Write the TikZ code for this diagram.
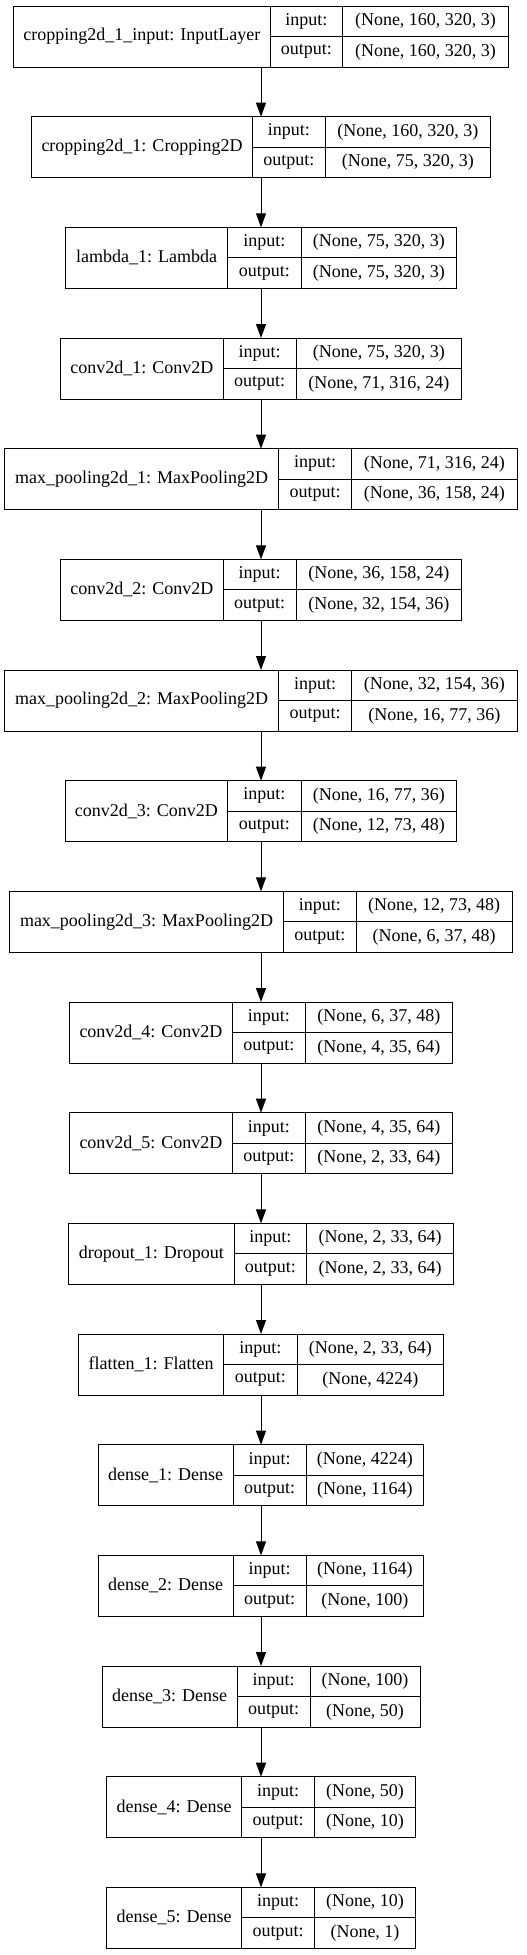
\documentclass[tikz,border=0pt]{standalone}
\usepackage{fontspec}
\setmainfont{Liberation Serif}
\usetikzlibrary{arrows.meta}
\tikzset{
  cell/.style={draw, line width=1pt, inner sep=0pt, outer sep=0pt, anchor=north west,
    font=\fontsize{18}{21}\selectfont},
  layerbox/.style={inner sep=0pt, outer sep=0pt, minimum height=61},
  flow/.style={line width=1pt, -{Triangle[length=14pt,width=10pt]}}
}

\begin{document}
\begin{tikzpicture}[x=1pt,y=1pt]
\useasboundingbox (0,0) rectangle (527,-1955);
% one row per layer: index / left / label column / shape column / right / name / input / output
\foreach \i/\L/\a/\b/\R/\nm/\si/\so in {
  0/13.7/270/342.7/508.3/{cropping2d\_1\_input: InputLayer}/{(None, 160, 320, 3)}/{(None, 160, 320, 3)},
  1/31.3/252.7/325/490.7/{cropping2d\_1: Cropping2D}/{(None, 160, 320, 3)}/{(None, 75, 320, 3)},
  2/65.3/227.7/301/456.7/{lambda\_1: Lambda}/{(None, 75, 320, 3)}/{(None, 75, 320, 3)},
  3/60.7/223/296/461.7/{conv2d\_1: Conv2D}/{(None, 75, 320, 3)}/{(None, 71, 316, 24)},
  4/4.7/278.7/351.7/517/{max\_pooling2d\_1: MaxPooling2D}/{(None, 71, 316, 24)}/{(None, 36, 158, 24)},
  5/60.7/223/296/461.7/{conv2d\_2: Conv2D}/{(None, 36, 158, 24)}/{(None, 32, 154, 36)},
  6/4.7/278.7/351.7/517/{max\_pooling2d\_2: MaxPooling2D}/{(None, 32, 154, 36)}/{(None, 16, 77, 36)},
  7/65/227.7/301/456.7/{conv2d\_3: Conv2D}/{(None, 16, 77, 36)}/{(None, 12, 73, 48)},
  8/9.7/283.3/356.3/512/{max\_pooling2d\_3: MaxPooling2D}/{(None, 12, 73, 48)}/{(None, 6, 37, 48)},
  9/69.7/232.3/305.3/452.3/{conv2d\_4: Conv2D}/{(None, 6, 37, 48)}/{(None, 4, 35, 64)},
  10/69.7/232.3/305.3/452.3/{conv2d\_5: Conv2D}/{(None, 4, 35, 64)}/{(None, 2, 33, 64)},
  11/68.7/234/306.7/453.7/{dropout\_1: Dropout}/{(None, 2, 33, 64)}/{(None, 2, 33, 64)},
  12/78.3/223.7/297/443.7/{flatten\_1: Flatten}/{(None, 2, 33, 64)}/{(None, 4224)},
  13/98.3/233/306/423.7/{dense\_1: Dense}/{(None, 4224)}/{(None, 1164)},
  14/98.3/233/306/423.7/{dense\_2: Dense}/{(None, 1164)}/{(None, 100)},
  15/102/237.3/310/420/{dense\_3: Dense}/{(None, 100)}/{(None, 50)},
  16/106.7/241.7/314.7/415.3/{dense\_4: Dense}/{(None, 50)}/{(None, 10)},
  17/106.7/241.7/314.7/415.3/{dense\_5: Dense}/{(None, 10)}/{(None, 1)}}{
  \pgfmathsetmacro\T{-6-110.67*\i}
  \pgfmathsetmacro\M{\T-30.5}
  \pgfmathsetmacro\wn{\a-\L}
  \pgfmathsetmacro\wl{\b-\a}
  \pgfmathsetmacro\wv{\R-\b}
  \pgfmathsetmacro\wb{\R-\L}
  \node[layerbox, minimum width=\wb] (b\i) at (261,\M) {};
  \node[cell, minimum width=\wn, minimum height=61] (n\i) at (\L,\T) {\nm};
  \node[cell, minimum width=\wl, minimum height=30.5] (in\i) at (\a,\T) {input:};
  \node[cell, minimum width=\wl, minimum height=30.5] (out\i) at (\a,\M) {output:};
  \node[cell, minimum width=\wv, minimum height=30.5] (inv\i) at (\b,\T) {\si};
  \node[cell, minimum width=\wv, minimum height=30.5] (outv\i) at (\b,\M) {\so};
}
% connectors
\foreach \i [evaluate=\i as \j using int(\i+1)] in {0,...,16}
  \draw[flow] (b\i.south) -- (b\j.north);
\end{tikzpicture}
\end{document}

______________________________

## [What you have to do]
Transcribe the listing in full and omit the pictures.

## [Result of the task]
Write the TikZ code for this diagram.
\documentclass[tikz,border=0pt]{standalone}
\usepackage{fontspec}
\setmainfont{Liberation Serif}
\usetikzlibrary{arrows.meta}
\tikzset{
  cell/.style={draw, line width=1pt, inner sep=0pt, outer sep=0pt, anchor=north west,
    font=\fontsize{18}{21}\selectfont},
  layerbox/.style={inner sep=0pt, outer sep=0pt, minimum height=61},
  flow/.style={line width=1pt, -{Triangle[length=14pt,width=10pt]}}
}

\begin{document}
\begin{tikzpicture}[x=1pt,y=1pt]
\useasboundingbox (0,0) rectangle (527,-1955);
% one row per layer: index / left / label column / shape column / right / name / input / output
\foreach \i/\L/\a/\b/\R/\nm/\si/\so in {
  0/13.7/270/342.7/508.3/{cropping2d\_1\_input: InputLayer}/{(None, 160, 320, 3)}/{(None, 160, 320, 3)},
  1/31.3/252.7/325/490.7/{cropping2d\_1: Cropping2D}/{(None, 160, 320, 3)}/{(None, 75, 320, 3)},
  2/65.3/227.7/301/456.7/{lambda\_1: Lambda}/{(None, 75, 320, 3)}/{(None, 75, 320, 3)},
  3/60.7/223/296/461.7/{conv2d\_1: Conv2D}/{(None, 75, 320, 3)}/{(None, 71, 316, 24)},
  4/4.7/278.7/351.7/517/{max\_pooling2d\_1: MaxPooling2D}/{(None, 71, 316, 24)}/{(None, 36, 158, 24)},
  5/60.7/223/296/461.7/{conv2d\_2: Conv2D}/{(None, 36, 158, 24)}/{(None, 32, 154, 36)},
  6/4.7/278.7/351.7/517/{max\_pooling2d\_2: MaxPooling2D}/{(None, 32, 154, 36)}/{(None, 16, 77, 36)},
  7/65/227.7/301/456.7/{conv2d\_3: Conv2D}/{(None, 16, 77, 36)}/{(None, 12, 73, 48)},
  8/9.7/283.3/356.3/512/{max\_pooling2d\_3: MaxPooling2D}/{(None, 12, 73, 48)}/{(None, 6, 37, 48)},
  9/69.7/232.3/305.3/452.3/{conv2d\_4: Conv2D}/{(None, 6, 37, 48)}/{(None, 4, 35, 64)},
  10/69.7/232.3/305.3/452.3/{conv2d\_5: Conv2D}/{(None, 4, 35, 64)}/{(None, 2, 33, 64)},
  11/68.7/234/306.7/453.7/{dropout\_1: Dropout}/{(None, 2, 33, 64)}/{(None, 2, 33, 64)},
  12/78.3/223.7/297/443.7/{flatten\_1: Flatten}/{(None, 2, 33, 64)}/{(None, 4224)},
  13/98.3/233/306/423.7/{dense\_1: Dense}/{(None, 4224)}/{(None, 1164)},
  14/98.3/233/306/423.7/{dense\_2: Dense}/{(None, 1164)}/{(None, 100)},
  15/102/237.3/310/420/{dense\_3: Dense}/{(None, 100)}/{(None, 50)},
  16/106.7/241.7/314.7/415.3/{dense\_4: Dense}/{(None, 50)}/{(None, 10)},
  17/106.7/241.7/314.7/415.3/{dense\_5: Dense}/{(None, 10)}/{(None, 1)}}{
  \pgfmathsetmacro\T{-6-110.67*\i}
  \pgfmathsetmacro\M{\T-30.5}
  \pgfmathsetmacro\wn{\a-\L}
  \pgfmathsetmacro\wl{\b-\a}
  \pgfmathsetmacro\wv{\R-\b}
  \pgfmathsetmacro\wb{\R-\L}
  \node[layerbox, minimum width=\wb] (b\i) at (261,\M) {};
  \node[cell, minimum width=\wn, minimum height=61] (n\i) at (\L,\T) {\nm};
  \node[cell, minimum width=\wl, minimum height=30.5] (in\i) at (\a,\T) {input:};
  \node[cell, minimum width=\wl, minimum height=30.5] (out\i) at (\a,\M) {output:};
  \node[cell, minimum width=\wv, minimum height=30.5] (inv\i) at (\b,\T) {\si};
  \node[cell, minimum width=\wv, minimum height=30.5] (outv\i) at (\b,\M) {\so};
}
% connectors
\foreach \i [evaluate=\i as \j using int(\i+1)] in {0,...,16}
  \draw[flow] (b\i.south) -- (b\j.north);
\end{tikzpicture}
\end{document}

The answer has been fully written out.